» **GIVEN TASK**
Take the lines beginning with the one that contains "Emit a component" and ending with the one that contains "const y = d3.scaleLinear().domain([-4, 4]).range([364, 10]);", and set them down exactly. Omit all pictures.

## BEGIN EXERCISE INPUTS

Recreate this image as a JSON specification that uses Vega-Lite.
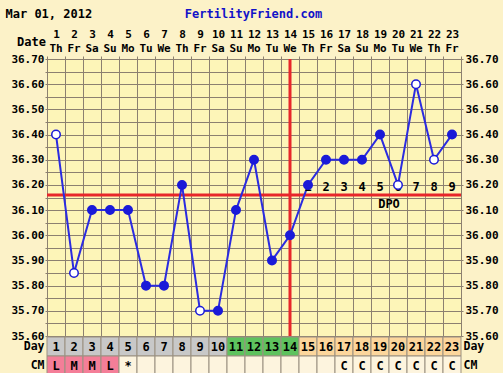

## END EXERCISE INPUTS
## BEGIN EXERCISE INPUTS

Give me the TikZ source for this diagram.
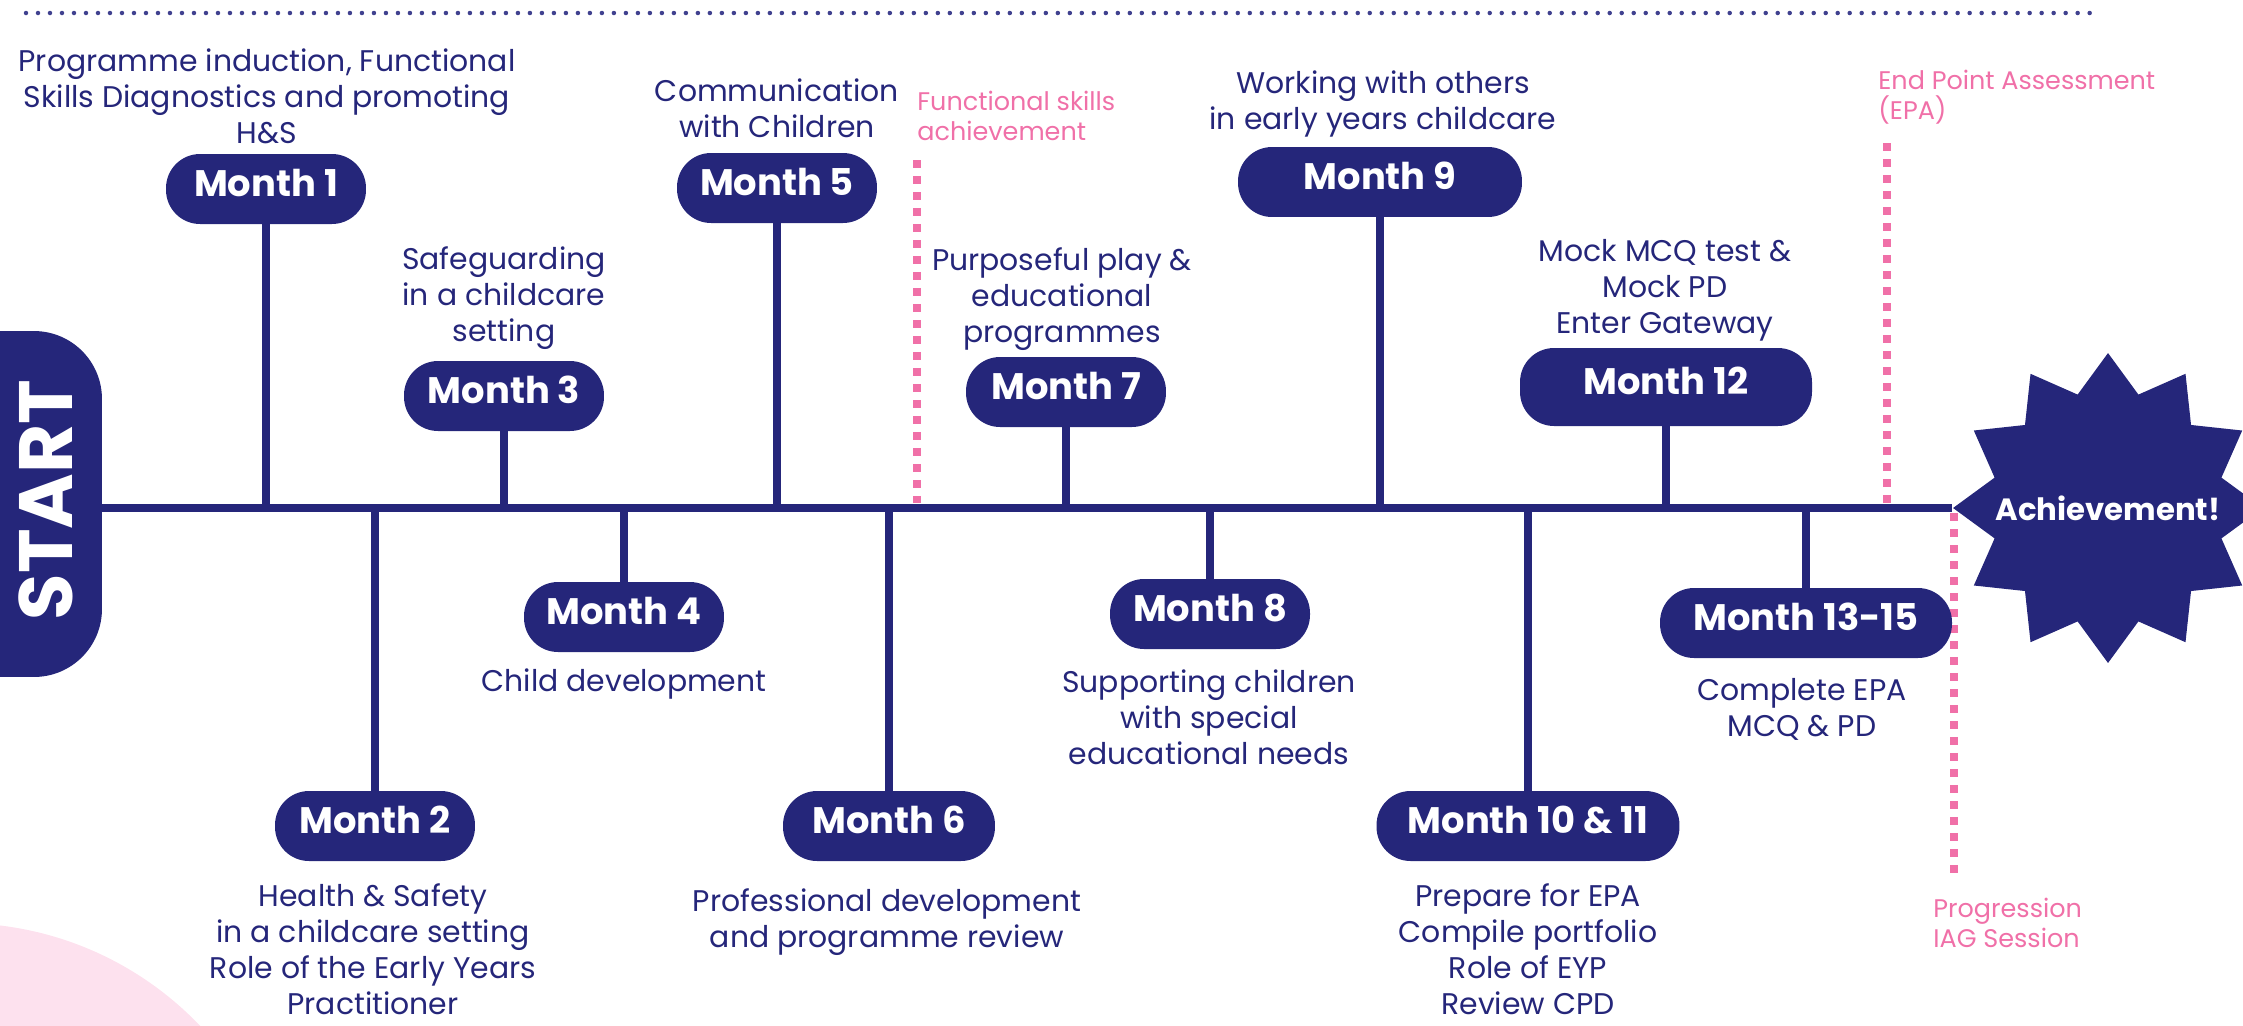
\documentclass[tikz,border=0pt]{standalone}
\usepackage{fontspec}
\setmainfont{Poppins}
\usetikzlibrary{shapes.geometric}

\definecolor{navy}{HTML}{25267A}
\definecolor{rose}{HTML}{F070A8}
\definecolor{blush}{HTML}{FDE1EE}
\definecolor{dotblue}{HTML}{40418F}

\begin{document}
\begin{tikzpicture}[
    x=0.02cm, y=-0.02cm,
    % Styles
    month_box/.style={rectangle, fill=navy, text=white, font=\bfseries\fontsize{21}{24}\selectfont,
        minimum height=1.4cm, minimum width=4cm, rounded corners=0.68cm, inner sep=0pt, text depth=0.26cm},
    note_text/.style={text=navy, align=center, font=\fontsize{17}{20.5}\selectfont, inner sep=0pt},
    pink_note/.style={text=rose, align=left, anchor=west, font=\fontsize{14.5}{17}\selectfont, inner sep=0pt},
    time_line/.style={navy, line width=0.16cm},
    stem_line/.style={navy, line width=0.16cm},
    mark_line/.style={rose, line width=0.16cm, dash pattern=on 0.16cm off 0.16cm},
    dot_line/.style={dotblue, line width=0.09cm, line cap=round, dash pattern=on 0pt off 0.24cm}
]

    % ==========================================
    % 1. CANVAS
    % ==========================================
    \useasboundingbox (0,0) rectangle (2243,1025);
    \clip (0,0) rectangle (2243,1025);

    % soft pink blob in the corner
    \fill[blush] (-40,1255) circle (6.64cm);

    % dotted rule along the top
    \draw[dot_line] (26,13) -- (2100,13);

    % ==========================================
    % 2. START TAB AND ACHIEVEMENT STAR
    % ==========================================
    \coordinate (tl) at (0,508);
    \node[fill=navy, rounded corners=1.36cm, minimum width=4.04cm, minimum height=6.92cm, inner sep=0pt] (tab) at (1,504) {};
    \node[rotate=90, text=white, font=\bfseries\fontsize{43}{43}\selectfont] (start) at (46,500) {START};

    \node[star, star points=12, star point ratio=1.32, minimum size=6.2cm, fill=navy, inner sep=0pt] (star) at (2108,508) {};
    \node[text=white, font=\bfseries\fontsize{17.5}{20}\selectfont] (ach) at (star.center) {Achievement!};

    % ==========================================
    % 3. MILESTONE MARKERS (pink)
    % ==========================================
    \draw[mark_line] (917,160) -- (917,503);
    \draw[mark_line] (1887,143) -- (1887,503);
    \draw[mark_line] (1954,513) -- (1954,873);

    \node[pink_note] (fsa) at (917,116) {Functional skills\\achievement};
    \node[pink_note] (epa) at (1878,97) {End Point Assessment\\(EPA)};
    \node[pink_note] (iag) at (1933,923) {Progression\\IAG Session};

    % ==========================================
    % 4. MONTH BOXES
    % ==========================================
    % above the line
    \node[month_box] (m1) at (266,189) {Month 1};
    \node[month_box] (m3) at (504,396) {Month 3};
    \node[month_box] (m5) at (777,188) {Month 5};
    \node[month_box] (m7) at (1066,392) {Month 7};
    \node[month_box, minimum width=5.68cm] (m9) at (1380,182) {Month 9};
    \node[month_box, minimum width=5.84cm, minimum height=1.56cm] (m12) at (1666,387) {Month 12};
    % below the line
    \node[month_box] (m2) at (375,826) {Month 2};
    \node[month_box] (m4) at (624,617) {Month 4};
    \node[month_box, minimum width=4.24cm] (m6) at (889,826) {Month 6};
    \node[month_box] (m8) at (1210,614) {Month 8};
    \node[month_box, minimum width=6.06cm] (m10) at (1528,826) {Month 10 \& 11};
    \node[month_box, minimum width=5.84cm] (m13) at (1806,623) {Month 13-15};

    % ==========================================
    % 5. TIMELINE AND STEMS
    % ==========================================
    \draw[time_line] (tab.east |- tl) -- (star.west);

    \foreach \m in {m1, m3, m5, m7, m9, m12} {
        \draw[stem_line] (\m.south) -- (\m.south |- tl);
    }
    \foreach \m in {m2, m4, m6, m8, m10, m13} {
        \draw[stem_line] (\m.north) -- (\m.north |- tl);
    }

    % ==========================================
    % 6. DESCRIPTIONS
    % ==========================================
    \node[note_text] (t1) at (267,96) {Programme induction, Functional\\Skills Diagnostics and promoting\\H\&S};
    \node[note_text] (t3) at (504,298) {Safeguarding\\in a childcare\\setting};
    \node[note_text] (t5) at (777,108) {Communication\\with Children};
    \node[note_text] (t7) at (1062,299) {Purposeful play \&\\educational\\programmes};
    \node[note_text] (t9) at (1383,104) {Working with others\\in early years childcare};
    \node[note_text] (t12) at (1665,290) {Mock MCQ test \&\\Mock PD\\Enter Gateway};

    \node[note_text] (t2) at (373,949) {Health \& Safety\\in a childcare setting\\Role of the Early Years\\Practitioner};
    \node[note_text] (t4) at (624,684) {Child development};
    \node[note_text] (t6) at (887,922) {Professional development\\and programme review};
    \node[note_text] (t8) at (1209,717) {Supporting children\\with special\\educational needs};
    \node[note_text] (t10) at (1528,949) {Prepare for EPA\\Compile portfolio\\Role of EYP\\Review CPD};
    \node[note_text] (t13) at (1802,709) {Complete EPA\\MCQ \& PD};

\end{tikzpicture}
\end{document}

## END EXERCISE INPUTS
## BEGIN EXERCISE INPUTS

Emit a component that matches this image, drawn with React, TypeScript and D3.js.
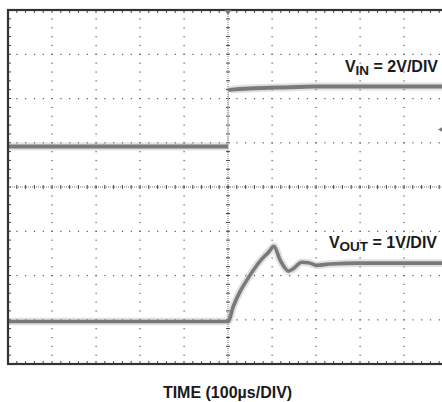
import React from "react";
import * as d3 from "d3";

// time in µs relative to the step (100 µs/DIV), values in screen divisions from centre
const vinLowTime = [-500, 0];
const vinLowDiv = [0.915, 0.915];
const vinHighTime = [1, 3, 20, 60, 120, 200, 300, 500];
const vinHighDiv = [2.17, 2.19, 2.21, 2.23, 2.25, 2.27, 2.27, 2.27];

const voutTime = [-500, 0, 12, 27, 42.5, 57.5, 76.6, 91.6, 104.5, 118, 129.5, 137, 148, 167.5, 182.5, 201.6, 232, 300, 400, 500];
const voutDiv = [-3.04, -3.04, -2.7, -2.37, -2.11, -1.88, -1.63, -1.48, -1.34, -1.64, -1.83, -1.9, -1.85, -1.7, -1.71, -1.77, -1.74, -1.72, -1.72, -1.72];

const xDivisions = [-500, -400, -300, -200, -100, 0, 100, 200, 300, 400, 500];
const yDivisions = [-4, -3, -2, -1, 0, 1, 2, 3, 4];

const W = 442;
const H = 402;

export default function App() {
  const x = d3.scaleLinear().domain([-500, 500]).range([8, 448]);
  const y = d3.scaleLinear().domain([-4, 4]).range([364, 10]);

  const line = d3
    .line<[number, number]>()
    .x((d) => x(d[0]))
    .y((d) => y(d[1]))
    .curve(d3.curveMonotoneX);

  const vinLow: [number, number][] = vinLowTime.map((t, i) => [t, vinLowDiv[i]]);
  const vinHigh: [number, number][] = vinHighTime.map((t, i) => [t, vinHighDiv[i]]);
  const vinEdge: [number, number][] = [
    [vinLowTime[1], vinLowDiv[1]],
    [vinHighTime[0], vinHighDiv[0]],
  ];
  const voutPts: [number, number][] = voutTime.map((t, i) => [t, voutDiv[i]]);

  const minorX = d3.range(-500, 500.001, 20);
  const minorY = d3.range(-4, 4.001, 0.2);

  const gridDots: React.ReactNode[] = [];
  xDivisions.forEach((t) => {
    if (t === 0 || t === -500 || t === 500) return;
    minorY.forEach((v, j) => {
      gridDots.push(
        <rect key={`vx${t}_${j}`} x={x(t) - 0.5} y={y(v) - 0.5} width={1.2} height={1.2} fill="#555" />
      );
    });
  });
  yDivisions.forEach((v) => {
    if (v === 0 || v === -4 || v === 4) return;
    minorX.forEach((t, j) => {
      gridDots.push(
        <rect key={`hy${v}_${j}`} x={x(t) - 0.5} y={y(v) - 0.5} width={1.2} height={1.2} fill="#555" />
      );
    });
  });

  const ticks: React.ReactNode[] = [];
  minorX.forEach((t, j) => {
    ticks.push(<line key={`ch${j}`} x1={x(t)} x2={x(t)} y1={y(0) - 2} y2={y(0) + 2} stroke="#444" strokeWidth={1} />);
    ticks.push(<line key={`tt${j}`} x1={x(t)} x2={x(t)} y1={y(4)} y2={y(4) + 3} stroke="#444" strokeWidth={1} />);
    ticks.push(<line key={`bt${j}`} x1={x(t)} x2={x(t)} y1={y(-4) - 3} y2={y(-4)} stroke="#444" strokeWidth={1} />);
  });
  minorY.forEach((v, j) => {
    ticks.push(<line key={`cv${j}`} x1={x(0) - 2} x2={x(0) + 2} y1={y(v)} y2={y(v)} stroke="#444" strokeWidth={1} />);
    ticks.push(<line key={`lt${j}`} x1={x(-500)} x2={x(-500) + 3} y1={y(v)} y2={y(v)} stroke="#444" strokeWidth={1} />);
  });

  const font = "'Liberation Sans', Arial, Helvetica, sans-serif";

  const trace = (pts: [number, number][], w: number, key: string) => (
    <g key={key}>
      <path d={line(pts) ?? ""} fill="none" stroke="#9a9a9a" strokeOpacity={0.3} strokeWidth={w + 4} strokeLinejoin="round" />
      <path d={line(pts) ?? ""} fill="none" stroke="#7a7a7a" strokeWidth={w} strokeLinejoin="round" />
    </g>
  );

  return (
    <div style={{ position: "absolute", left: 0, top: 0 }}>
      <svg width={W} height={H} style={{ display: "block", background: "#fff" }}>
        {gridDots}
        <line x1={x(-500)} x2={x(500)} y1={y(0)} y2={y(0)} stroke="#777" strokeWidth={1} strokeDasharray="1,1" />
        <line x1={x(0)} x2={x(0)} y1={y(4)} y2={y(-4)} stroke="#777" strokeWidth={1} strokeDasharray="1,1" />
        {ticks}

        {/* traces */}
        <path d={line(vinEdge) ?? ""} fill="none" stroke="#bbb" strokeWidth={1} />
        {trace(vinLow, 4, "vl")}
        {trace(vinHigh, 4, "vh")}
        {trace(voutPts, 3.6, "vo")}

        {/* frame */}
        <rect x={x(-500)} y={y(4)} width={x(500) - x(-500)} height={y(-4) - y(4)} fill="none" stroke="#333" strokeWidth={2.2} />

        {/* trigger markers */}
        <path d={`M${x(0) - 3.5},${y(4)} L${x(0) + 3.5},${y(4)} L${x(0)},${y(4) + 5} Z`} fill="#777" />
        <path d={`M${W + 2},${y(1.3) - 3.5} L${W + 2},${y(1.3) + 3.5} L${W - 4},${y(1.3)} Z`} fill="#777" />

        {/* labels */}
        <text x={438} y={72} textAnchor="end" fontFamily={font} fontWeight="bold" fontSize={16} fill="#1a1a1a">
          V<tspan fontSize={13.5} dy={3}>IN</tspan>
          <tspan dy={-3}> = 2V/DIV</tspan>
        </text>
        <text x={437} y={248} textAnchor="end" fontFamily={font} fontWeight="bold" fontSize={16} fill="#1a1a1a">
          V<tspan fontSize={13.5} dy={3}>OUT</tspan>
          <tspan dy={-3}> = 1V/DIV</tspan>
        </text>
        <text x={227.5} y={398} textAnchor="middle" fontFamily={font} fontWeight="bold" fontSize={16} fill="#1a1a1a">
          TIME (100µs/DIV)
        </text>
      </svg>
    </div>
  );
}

## END EXERCISE INPUTS

» **RESULT OF THIS TASK**
Emit a component that matches this image, drawn with React, TypeScript and D3.js.
import React from "react";
import * as d3 from "d3";

// time in µs relative to the step (100 µs/DIV), values in screen divisions from centre
const vinLowTime = [-500, 0];
const vinLowDiv = [0.915, 0.915];
const vinHighTime = [1, 3, 20, 60, 120, 200, 300, 500];
const vinHighDiv = [2.17, 2.19, 2.21, 2.23, 2.25, 2.27, 2.27, 2.27];

const voutTime = [-500, 0, 12, 27, 42.5, 57.5, 76.6, 91.6, 104.5, 118, 129.5, 137, 148, 167.5, 182.5, 201.6, 232, 300, 400, 500];
const voutDiv = [-3.04, -3.04, -2.7, -2.37, -2.11, -1.88, -1.63, -1.48, -1.34, -1.64, -1.83, -1.9, -1.85, -1.7, -1.71, -1.77, -1.74, -1.72, -1.72, -1.72];

const xDivisions = [-500, -400, -300, -200, -100, 0, 100, 200, 300, 400, 500];
const yDivisions = [-4, -3, -2, -1, 0, 1, 2, 3, 4];

const W = 442;
const H = 402;

export default function App() {
  const x = d3.scaleLinear().domain([-500, 500]).range([8, 448]);
  const y = d3.scaleLinear().domain([-4, 4]).range([364, 10]);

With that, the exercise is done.